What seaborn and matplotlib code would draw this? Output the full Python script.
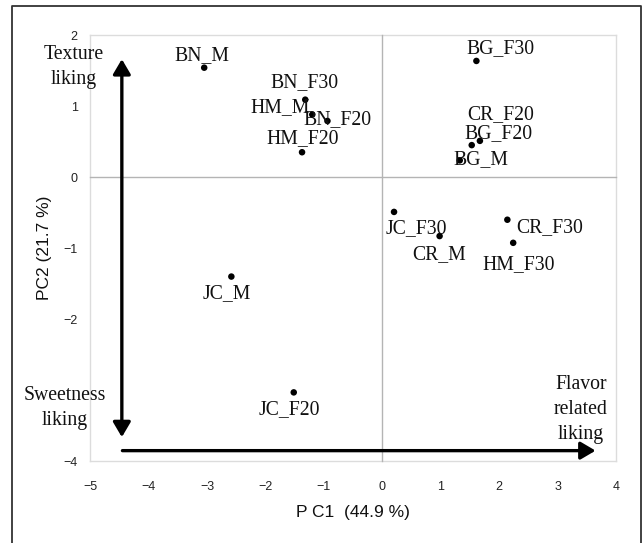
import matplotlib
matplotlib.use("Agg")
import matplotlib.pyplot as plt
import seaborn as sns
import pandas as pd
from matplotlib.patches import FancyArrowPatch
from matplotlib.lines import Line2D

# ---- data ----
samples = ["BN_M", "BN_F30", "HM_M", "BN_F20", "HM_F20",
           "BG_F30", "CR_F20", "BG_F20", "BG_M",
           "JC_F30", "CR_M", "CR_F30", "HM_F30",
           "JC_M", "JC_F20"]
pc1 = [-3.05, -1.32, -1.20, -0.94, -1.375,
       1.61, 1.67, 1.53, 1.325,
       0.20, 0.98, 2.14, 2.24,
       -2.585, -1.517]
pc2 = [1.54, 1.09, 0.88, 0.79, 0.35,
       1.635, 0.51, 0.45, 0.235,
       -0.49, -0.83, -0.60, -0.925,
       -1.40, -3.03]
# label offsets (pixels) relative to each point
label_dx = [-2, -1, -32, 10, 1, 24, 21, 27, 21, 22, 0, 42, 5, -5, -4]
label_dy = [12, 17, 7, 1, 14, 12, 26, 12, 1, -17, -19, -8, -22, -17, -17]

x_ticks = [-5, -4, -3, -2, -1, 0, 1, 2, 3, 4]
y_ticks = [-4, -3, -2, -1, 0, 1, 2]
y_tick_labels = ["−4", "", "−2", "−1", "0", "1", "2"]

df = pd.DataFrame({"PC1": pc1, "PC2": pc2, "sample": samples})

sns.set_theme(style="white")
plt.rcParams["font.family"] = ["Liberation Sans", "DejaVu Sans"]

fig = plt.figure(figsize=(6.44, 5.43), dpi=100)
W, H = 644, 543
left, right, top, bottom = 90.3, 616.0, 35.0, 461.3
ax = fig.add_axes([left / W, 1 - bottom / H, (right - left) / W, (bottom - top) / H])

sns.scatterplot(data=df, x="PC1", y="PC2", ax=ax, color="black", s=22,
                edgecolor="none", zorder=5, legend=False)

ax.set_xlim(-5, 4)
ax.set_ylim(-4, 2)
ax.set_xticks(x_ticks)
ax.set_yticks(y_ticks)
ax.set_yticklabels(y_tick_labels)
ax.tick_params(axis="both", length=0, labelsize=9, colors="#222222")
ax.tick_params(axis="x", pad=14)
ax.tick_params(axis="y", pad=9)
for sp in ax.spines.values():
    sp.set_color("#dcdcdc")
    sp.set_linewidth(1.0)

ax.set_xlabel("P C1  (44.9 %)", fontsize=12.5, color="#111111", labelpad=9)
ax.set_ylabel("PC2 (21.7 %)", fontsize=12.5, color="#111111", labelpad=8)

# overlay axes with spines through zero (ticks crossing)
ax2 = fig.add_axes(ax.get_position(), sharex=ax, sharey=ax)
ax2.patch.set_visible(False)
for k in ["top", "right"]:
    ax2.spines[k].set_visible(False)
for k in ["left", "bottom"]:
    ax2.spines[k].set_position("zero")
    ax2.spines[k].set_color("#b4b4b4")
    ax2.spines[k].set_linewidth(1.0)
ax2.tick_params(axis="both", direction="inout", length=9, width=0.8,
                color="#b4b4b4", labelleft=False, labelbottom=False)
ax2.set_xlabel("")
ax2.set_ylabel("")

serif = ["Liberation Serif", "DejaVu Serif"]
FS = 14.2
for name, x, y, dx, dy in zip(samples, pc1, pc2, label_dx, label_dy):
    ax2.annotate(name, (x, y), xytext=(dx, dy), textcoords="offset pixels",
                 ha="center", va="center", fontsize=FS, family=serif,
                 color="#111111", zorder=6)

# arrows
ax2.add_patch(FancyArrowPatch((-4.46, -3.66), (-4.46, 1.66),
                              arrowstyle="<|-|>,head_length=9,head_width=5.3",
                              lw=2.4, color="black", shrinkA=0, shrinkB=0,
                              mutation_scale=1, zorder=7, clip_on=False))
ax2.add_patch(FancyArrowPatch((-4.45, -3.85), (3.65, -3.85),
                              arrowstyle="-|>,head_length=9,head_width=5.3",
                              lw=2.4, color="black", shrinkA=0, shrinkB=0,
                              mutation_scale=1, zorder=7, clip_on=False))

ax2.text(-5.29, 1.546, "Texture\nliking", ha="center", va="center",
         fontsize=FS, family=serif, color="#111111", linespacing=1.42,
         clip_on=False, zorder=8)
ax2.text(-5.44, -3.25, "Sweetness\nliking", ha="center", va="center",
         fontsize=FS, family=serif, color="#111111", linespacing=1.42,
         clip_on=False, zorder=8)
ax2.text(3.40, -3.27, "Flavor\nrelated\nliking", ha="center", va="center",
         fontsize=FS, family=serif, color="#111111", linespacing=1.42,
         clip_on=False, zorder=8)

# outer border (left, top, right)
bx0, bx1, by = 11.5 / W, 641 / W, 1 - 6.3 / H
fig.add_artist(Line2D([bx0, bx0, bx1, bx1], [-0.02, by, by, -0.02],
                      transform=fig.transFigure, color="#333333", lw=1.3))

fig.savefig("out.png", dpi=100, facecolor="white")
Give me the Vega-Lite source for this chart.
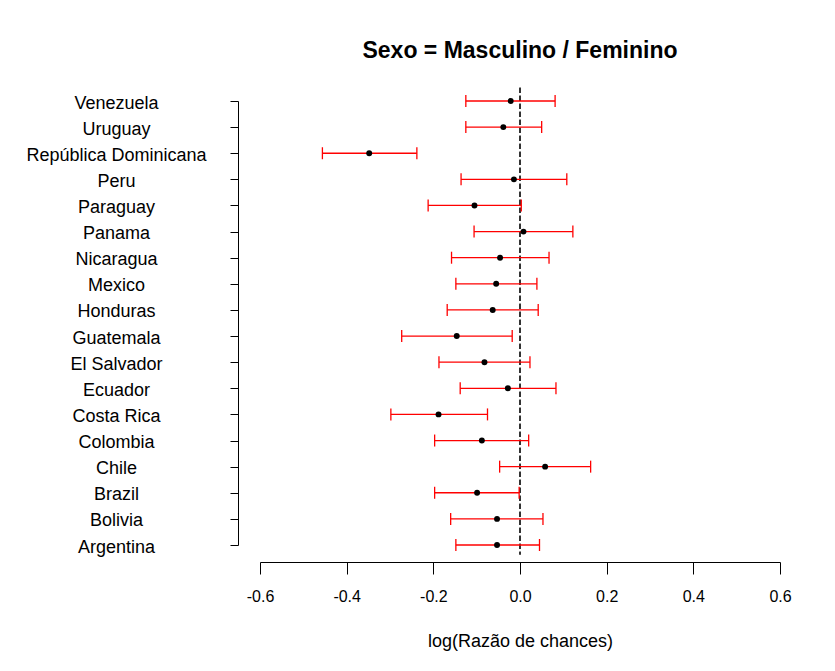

=-=-=-=-=

• **Set task**:
Return the listing above in full and without alteration, excluding its pictures.

• **Full solution**:
What seaborn and matplotlib code would draw this? Output the full Python script.
import matplotlib
matplotlib.use("Agg")
import matplotlib.pyplot as plt
import seaborn as sns
import pandas as pd
from matplotlib.patches import FancyArrowPatch
from matplotlib.lines import Line2D

# ---- data ----
samples = ["BN_M", "BN_F30", "HM_M", "BN_F20", "HM_F20",
           "BG_F30", "CR_F20", "BG_F20", "BG_M",
           "JC_F30", "CR_M", "CR_F30", "HM_F30",
           "JC_M", "JC_F20"]
pc1 = [-3.05, -1.32, -1.20, -0.94, -1.375,
       1.61, 1.67, 1.53, 1.325,
       0.20, 0.98, 2.14, 2.24,
       -2.585, -1.517]
pc2 = [1.54, 1.09, 0.88, 0.79, 0.35,
       1.635, 0.51, 0.45, 0.235,
       -0.49, -0.83, -0.60, -0.925,
       -1.40, -3.03]
# label offsets (pixels) relative to each point
label_dx = [-2, -1, -32, 10, 1, 24, 21, 27, 21, 22, 0, 42, 5, -5, -4]
label_dy = [12, 17, 7, 1, 14, 12, 26, 12, 1, -17, -19, -8, -22, -17, -17]

x_ticks = [-5, -4, -3, -2, -1, 0, 1, 2, 3, 4]
y_ticks = [-4, -3, -2, -1, 0, 1, 2]
y_tick_labels = ["−4", "", "−2", "−1", "0", "1", "2"]

df = pd.DataFrame({"PC1": pc1, "PC2": pc2, "sample": samples})

sns.set_theme(style="white")
plt.rcParams["font.family"] = ["Liberation Sans", "DejaVu Sans"]

fig = plt.figure(figsize=(6.44, 5.43), dpi=100)
W, H = 644, 543
left, right, top, bottom = 90.3, 616.0, 35.0, 461.3
ax = fig.add_axes([left / W, 1 - bottom / H, (right - left) / W, (bottom - top) / H])

sns.scatterplot(data=df, x="PC1", y="PC2", ax=ax, color="black", s=22,
                edgecolor="none", zorder=5, legend=False)

ax.set_xlim(-5, 4)
ax.set_ylim(-4, 2)
ax.set_xticks(x_ticks)
ax.set_yticks(y_ticks)
ax.set_yticklabels(y_tick_labels)
ax.tick_params(axis="both", length=0, labelsize=9, colors="#222222")
ax.tick_params(axis="x", pad=14)
ax.tick_params(axis="y", pad=9)
for sp in ax.spines.values():
    sp.set_color("#dcdcdc")
    sp.set_linewidth(1.0)

ax.set_xlabel("P C1  (44.9 %)", fontsize=12.5, color="#111111", labelpad=9)
ax.set_ylabel("PC2 (21.7 %)", fontsize=12.5, color="#111111", labelpad=8)

# overlay axes with spines through zero (ticks crossing)
ax2 = fig.add_axes(ax.get_position(), sharex=ax, sharey=ax)
ax2.patch.set_visible(False)
for k in ["top", "right"]:
    ax2.spines[k].set_visible(False)
for k in ["left", "bottom"]:
    ax2.spines[k].set_position("zero")
    ax2.spines[k].set_color("#b4b4b4")
    ax2.spines[k].set_linewidth(1.0)
ax2.tick_params(axis="both", direction="inout", length=9, width=0.8,
                color="#b4b4b4", labelleft=False, labelbottom=False)
ax2.set_xlabel("")
ax2.set_ylabel("")

serif = ["Liberation Serif", "DejaVu Serif"]
FS = 14.2
for name, x, y, dx, dy in zip(samples, pc1, pc2, label_dx, label_dy):
    ax2.annotate(name, (x, y), xytext=(dx, dy), textcoords="offset pixels",
                 ha="center", va="center", fontsize=FS, family=serif,
                 color="#111111", zorder=6)

# arrows
ax2.add_patch(FancyArrowPatch((-4.46, -3.66), (-4.46, 1.66),
                              arrowstyle="<|-|>,head_length=9,head_width=5.3",
                              lw=2.4, color="black", shrinkA=0, shrinkB=0,
                              mutation_scale=1, zorder=7, clip_on=False))
ax2.add_patch(FancyArrowPatch((-4.45, -3.85), (3.65, -3.85),
                              arrowstyle="-|>,head_length=9,head_width=5.3",
                              lw=2.4, color="black", shrinkA=0, shrinkB=0,
                              mutation_scale=1, zorder=7, clip_on=False))

ax2.text(-5.29, 1.546, "Texture\nliking", ha="center", va="center",
         fontsize=FS, family=serif, color="#111111", linespacing=1.42,
         clip_on=False, zorder=8)
ax2.text(-5.44, -3.25, "Sweetness\nliking", ha="center", va="center",
         fontsize=FS, family=serif, color="#111111", linespacing=1.42,
         clip_on=False, zorder=8)
ax2.text(3.40, -3.27, "Flavor\nrelated\nliking", ha="center", va="center",
         fontsize=FS, family=serif, color="#111111", linespacing=1.42,
         clip_on=False, zorder=8)

# outer border (left, top, right)
bx0, bx1, by = 11.5 / W, 641 / W, 1 - 6.3 / H
fig.add_artist(Line2D([bx0, bx0, bx1, bx1], [-0.02, by, by, -0.02],
                      transform=fig.transFigure, color="#333333", lw=1.3))

fig.savefig("out.png", dpi=100, facecolor="white")
Give me the Vega-Lite source for this chart.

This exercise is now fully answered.